## [Excerpted records]
--- Begin ---

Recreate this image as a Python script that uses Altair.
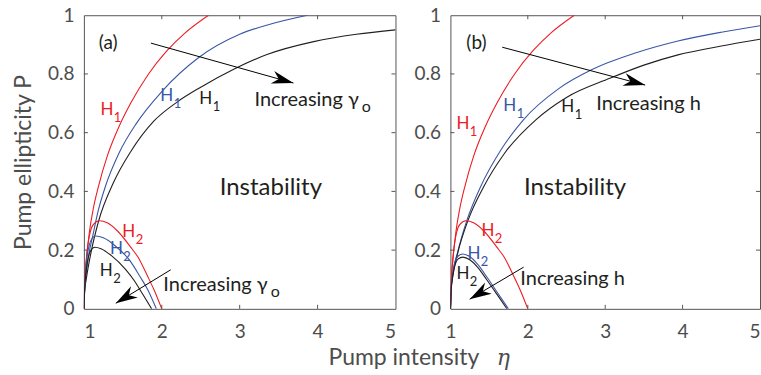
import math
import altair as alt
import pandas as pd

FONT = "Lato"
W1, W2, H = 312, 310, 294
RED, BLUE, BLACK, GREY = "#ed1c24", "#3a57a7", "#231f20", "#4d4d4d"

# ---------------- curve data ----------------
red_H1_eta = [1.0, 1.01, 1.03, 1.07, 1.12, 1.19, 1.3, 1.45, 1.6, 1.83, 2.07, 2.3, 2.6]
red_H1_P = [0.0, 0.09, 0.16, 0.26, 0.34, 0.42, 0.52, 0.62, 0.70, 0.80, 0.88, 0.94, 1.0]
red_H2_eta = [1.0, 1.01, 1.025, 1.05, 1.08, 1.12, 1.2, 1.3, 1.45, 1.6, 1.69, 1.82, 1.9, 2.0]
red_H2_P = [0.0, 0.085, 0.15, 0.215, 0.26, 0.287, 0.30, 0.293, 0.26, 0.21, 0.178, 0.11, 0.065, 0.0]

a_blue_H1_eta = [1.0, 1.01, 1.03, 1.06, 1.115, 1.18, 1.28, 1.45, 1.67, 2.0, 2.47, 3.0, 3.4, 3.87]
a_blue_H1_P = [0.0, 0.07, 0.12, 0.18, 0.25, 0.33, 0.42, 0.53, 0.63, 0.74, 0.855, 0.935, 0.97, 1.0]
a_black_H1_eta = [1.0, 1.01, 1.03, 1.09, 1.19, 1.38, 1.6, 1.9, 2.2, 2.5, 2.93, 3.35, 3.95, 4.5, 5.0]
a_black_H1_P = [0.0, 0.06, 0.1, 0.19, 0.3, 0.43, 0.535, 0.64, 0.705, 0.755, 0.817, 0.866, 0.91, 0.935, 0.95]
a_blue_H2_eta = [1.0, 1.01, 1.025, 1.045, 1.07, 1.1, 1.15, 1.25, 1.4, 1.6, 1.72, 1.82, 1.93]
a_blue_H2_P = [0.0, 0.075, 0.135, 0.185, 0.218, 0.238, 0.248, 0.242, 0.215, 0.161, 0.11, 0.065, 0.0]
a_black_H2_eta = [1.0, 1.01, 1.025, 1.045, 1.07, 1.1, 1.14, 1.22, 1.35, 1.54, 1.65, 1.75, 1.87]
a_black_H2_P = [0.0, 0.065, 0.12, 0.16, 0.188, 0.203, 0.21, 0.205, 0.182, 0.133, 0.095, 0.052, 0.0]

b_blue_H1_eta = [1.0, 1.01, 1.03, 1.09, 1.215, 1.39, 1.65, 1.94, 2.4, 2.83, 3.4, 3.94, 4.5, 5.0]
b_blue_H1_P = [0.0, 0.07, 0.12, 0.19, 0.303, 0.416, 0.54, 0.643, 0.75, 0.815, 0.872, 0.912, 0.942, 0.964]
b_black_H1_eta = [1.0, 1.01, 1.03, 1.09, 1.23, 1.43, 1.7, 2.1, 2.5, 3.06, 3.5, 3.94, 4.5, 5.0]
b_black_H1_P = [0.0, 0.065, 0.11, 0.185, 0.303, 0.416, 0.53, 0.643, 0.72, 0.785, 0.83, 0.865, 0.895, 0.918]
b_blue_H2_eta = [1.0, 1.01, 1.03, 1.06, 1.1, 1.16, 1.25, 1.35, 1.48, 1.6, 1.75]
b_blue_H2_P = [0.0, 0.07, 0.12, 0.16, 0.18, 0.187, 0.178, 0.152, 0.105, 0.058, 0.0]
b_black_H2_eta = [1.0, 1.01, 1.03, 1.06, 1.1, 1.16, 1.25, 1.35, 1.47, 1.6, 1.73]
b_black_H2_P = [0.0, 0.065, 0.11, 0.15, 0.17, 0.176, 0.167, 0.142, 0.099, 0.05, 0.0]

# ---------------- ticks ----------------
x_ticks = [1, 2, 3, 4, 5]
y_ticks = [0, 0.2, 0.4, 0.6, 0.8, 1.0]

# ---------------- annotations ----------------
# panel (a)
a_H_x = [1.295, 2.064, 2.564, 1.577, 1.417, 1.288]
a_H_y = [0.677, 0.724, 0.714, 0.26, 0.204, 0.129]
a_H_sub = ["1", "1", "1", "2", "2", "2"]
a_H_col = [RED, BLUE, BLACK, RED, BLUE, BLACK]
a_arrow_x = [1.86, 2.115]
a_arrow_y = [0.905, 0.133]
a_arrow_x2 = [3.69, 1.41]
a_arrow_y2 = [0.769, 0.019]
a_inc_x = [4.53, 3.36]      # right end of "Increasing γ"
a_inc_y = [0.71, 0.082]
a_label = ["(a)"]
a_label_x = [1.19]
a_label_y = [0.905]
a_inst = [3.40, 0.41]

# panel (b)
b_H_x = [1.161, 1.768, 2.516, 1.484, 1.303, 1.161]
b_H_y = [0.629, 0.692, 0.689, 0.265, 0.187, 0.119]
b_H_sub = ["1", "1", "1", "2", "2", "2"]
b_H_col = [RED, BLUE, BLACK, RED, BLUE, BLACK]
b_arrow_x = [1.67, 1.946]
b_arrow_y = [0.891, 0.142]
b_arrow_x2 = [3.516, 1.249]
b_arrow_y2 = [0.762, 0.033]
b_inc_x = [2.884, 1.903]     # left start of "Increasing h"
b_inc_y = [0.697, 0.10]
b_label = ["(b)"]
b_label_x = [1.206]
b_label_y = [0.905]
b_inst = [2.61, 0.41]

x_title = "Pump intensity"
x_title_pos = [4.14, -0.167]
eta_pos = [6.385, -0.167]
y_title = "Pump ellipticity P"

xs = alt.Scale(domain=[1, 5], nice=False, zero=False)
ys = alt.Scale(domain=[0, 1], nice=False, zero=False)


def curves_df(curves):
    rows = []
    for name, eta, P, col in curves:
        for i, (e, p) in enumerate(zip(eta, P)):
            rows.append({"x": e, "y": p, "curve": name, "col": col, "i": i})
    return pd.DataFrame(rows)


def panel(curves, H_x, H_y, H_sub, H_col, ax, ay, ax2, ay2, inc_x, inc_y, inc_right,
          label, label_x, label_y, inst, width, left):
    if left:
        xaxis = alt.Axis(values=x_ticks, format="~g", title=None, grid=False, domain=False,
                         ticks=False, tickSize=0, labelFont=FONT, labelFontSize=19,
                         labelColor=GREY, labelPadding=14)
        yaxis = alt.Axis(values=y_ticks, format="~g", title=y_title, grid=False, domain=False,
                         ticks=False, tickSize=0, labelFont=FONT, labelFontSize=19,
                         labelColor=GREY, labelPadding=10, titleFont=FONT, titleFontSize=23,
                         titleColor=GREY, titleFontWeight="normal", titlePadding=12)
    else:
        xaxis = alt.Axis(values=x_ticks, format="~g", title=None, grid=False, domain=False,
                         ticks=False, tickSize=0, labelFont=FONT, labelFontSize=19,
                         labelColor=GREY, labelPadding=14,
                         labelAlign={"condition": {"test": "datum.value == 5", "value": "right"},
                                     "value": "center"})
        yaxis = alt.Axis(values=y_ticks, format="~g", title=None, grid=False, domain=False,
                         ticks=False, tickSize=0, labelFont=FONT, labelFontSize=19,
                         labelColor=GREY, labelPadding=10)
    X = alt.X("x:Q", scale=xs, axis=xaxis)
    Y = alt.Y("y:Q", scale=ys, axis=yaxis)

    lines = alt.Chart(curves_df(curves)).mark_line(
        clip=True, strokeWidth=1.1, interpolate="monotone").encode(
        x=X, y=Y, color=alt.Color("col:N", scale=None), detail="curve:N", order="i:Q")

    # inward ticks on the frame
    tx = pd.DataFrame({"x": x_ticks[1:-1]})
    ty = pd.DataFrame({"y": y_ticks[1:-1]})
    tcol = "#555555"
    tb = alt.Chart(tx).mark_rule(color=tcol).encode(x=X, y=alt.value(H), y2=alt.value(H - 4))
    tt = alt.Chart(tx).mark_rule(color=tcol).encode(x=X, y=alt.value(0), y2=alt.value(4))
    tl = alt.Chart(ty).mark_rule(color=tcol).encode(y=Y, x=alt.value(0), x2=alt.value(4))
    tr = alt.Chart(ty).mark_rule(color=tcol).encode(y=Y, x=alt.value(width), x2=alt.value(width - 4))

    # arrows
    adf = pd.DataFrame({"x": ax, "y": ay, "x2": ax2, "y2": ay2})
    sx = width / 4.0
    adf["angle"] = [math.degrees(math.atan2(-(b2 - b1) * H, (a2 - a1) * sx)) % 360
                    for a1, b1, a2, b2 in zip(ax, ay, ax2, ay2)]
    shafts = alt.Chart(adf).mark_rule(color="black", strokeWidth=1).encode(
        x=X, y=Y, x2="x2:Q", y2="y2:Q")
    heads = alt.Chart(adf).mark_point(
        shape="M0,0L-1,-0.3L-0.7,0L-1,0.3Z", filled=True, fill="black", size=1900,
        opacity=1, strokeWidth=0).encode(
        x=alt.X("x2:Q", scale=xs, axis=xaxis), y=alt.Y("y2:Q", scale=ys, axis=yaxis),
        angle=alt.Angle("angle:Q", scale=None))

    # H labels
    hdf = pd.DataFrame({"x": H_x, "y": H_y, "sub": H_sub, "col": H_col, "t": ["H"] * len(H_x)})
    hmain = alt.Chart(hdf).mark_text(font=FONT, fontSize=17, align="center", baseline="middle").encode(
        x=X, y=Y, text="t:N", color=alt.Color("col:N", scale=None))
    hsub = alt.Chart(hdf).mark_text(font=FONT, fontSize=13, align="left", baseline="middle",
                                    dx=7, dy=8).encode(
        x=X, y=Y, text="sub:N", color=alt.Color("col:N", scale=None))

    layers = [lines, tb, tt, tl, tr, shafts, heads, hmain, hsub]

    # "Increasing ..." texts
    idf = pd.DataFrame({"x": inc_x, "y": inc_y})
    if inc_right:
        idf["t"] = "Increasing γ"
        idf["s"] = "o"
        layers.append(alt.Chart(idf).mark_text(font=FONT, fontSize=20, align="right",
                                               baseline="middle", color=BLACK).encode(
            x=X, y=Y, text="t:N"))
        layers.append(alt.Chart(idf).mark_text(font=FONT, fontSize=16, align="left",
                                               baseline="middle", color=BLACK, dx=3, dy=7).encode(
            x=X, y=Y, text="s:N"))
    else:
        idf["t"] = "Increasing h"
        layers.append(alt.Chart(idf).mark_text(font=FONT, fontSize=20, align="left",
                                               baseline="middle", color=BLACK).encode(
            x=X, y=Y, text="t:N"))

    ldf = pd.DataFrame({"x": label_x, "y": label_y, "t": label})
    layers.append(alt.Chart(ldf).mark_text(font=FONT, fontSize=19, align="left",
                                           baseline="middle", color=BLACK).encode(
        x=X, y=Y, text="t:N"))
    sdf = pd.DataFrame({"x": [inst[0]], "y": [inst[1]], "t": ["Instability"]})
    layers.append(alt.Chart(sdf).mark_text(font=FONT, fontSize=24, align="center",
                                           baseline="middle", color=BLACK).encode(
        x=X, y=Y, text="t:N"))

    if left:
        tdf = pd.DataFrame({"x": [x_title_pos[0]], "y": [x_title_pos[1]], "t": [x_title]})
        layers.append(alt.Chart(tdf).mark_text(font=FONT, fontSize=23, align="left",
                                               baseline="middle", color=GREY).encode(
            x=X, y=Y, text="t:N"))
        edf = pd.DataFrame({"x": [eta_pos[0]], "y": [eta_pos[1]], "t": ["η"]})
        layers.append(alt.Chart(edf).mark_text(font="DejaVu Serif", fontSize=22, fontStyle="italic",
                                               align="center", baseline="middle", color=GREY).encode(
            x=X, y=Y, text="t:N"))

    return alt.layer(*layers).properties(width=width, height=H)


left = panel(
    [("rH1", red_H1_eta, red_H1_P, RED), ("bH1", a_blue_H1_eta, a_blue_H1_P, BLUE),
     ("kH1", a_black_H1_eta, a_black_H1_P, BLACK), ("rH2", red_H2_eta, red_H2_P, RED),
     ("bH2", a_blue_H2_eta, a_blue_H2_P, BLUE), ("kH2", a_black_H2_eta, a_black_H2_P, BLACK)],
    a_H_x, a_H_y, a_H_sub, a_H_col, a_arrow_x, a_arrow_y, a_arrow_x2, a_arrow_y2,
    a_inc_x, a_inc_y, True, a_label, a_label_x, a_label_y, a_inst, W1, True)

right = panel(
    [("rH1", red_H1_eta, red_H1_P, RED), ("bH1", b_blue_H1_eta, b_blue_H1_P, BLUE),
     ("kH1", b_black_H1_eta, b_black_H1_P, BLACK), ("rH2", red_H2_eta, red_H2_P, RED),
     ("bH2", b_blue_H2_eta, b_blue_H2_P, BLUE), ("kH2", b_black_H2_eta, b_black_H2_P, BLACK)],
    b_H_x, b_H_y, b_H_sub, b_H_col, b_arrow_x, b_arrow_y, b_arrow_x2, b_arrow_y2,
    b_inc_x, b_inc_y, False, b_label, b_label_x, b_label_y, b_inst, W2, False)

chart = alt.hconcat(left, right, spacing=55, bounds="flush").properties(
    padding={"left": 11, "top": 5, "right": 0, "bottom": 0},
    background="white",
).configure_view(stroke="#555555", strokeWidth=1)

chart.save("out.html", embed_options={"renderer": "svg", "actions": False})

--- End ---
--- Begin ---

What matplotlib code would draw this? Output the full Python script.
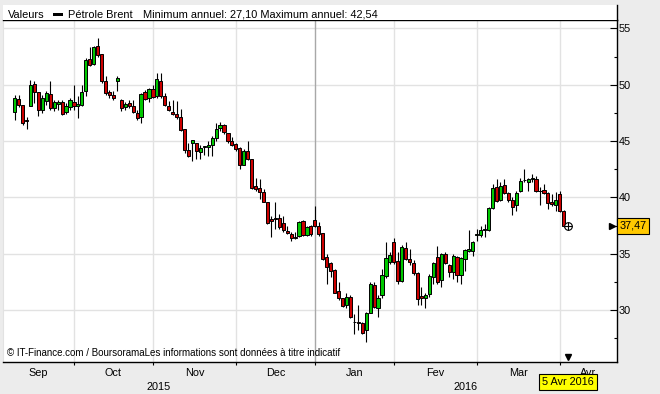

--- End ---
--- Begin ---

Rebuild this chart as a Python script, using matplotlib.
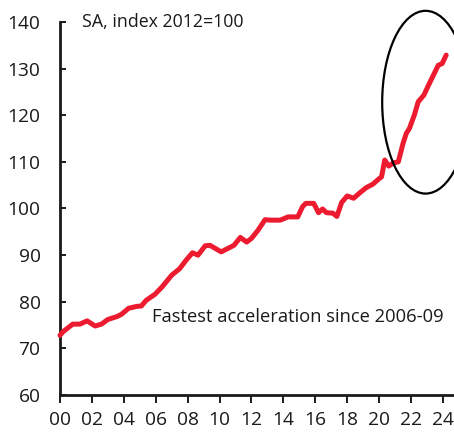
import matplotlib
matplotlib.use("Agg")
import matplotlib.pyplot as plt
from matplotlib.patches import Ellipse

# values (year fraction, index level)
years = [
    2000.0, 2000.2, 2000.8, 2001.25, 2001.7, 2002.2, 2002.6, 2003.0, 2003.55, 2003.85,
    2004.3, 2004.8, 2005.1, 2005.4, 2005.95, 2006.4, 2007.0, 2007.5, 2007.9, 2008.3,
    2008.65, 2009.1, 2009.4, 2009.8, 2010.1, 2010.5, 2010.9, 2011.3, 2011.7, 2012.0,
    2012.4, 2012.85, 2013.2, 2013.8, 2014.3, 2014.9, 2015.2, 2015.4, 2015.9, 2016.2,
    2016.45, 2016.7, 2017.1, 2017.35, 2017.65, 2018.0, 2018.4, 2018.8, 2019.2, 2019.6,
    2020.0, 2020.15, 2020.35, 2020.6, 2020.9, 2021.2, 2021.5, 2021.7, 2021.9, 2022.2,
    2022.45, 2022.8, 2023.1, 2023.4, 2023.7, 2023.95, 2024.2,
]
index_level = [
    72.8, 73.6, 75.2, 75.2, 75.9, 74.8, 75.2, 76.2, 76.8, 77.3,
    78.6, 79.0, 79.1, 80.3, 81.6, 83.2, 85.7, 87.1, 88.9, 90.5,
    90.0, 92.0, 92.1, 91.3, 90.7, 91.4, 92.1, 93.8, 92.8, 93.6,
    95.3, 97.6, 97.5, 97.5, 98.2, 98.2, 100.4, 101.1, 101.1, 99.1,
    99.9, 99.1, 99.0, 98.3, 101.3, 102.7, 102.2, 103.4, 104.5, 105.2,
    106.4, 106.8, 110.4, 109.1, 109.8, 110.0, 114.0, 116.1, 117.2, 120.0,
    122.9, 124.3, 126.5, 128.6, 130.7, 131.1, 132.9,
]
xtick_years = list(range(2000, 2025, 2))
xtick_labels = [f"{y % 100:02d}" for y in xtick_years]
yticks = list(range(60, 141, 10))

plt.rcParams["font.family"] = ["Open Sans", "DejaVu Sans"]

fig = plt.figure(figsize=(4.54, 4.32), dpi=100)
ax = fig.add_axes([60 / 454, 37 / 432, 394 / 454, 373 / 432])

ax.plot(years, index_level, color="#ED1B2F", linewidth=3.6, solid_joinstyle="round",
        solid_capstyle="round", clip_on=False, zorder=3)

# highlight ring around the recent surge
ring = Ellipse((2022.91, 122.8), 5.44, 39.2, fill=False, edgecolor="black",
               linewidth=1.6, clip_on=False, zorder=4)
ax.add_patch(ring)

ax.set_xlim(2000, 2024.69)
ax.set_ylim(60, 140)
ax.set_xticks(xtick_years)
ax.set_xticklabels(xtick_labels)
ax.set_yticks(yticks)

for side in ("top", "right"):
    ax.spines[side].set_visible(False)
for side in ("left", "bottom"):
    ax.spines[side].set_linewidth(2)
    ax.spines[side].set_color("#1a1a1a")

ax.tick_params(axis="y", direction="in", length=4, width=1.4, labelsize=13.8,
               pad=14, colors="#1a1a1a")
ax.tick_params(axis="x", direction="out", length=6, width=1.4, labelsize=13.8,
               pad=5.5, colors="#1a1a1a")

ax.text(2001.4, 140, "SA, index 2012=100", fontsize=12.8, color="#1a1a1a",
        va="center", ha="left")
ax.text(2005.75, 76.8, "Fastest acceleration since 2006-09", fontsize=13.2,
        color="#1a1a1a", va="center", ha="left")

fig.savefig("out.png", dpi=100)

--- End ---

## [To be done]
Repeat exactly, and only, the lines from the one containing "Rebuild this chart" through the one containing "from matplotlib.patches import Ellipse", both included, without the pictures.

## [Correct answer]
Rebuild this chart as a Python script, using matplotlib.
import matplotlib
matplotlib.use("Agg")
import matplotlib.pyplot as plt
from matplotlib.patches import Ellipse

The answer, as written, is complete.